A recent special section of the Wall Street Journal outlines a variety of aspects of “Big Data”. Some of the key observations include:
- We are talking really big … Facebook and Google have 100+ Petabytes of data (10^17th)
- Beneficial results of analysis include: Cutting medical costs at Harrah’s by encouraging employees to use Urgent Care facilities vs Emergency Rooms; Identifying the potential for new turn signals in Ford cars, and isolating breast cancer survival factors.
- The need for companies to know why they are collecting data (“haystacks without needles” is a delightful phrase from Darlan Shirazi), the lack of coherence — lots of collection, but no normalization/interconnection; and of course the inter-company race to be “THE” experts in applying big data (along with elbows in ribs, knifes in backs, and data un-shared)
- We don’t have enough professionals trained to analyze, or properly formulate the software to sift out the desired answers. (US demand could exceed supply by 50% circa 2018)
I first encountered big data many years ago when we were providing systems with nine and seven track tape drives to oil companies so they could copy their field records over to new media. This effort has continued perpetually since then to both keep the data available, to avoid “bit rot” and to perform new analysis. It is this last point that is actually key. Old data is not dead data. New techniques of evaluating old data can yield new insight and results. The aforementioned insight on breast cancer was a result of looking at previously analyzed results in a slightly different way. And of course old records can be invaluable. One of the larger cybercrimes publicized was the 2008 theft of oil company data logs, analysis and estimated values that may inform the acquisition by China of rights to a number potential oil fields.

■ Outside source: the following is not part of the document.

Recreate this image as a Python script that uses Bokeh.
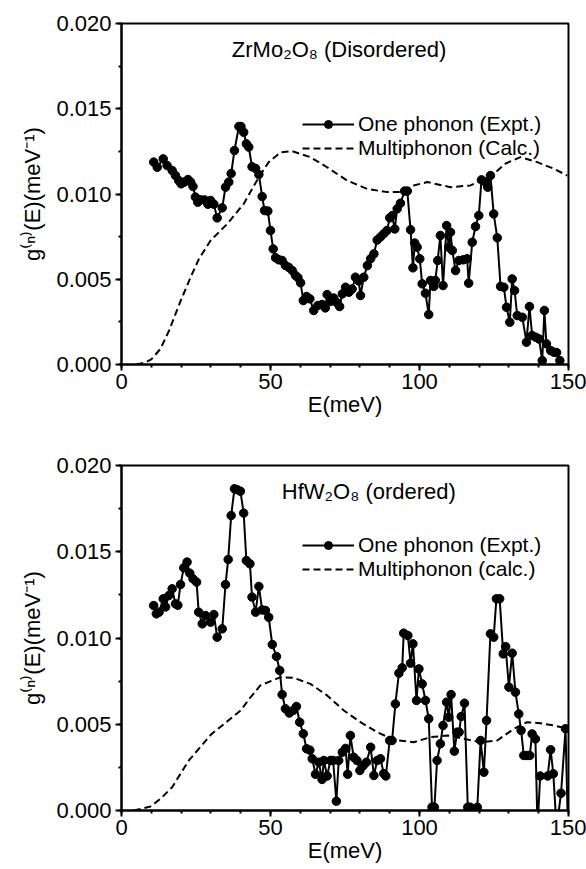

There are some interesting big data characteristics to consider:
- Some of the data bases are coherent, collected by a single entity — albeit for multiple forms of analysis.
- However — cross connecting data sources may yield very interesting results — consider what might result from cross indexing genomic data with Facebook entries; or with “PatientsLikeMe” information.
- There is a good and growing business in tools that can provide various “analytics” capabilities. This will be a leading area for application of artificial intelligence techniques as well. (Of course we call things AI until they become mainstream, then give them different names.)
There will be many (many, many) applications here that will improve human health, welfare and the human condition. — And I almost was able to complete this without mentioning privacy issues, but I just failed.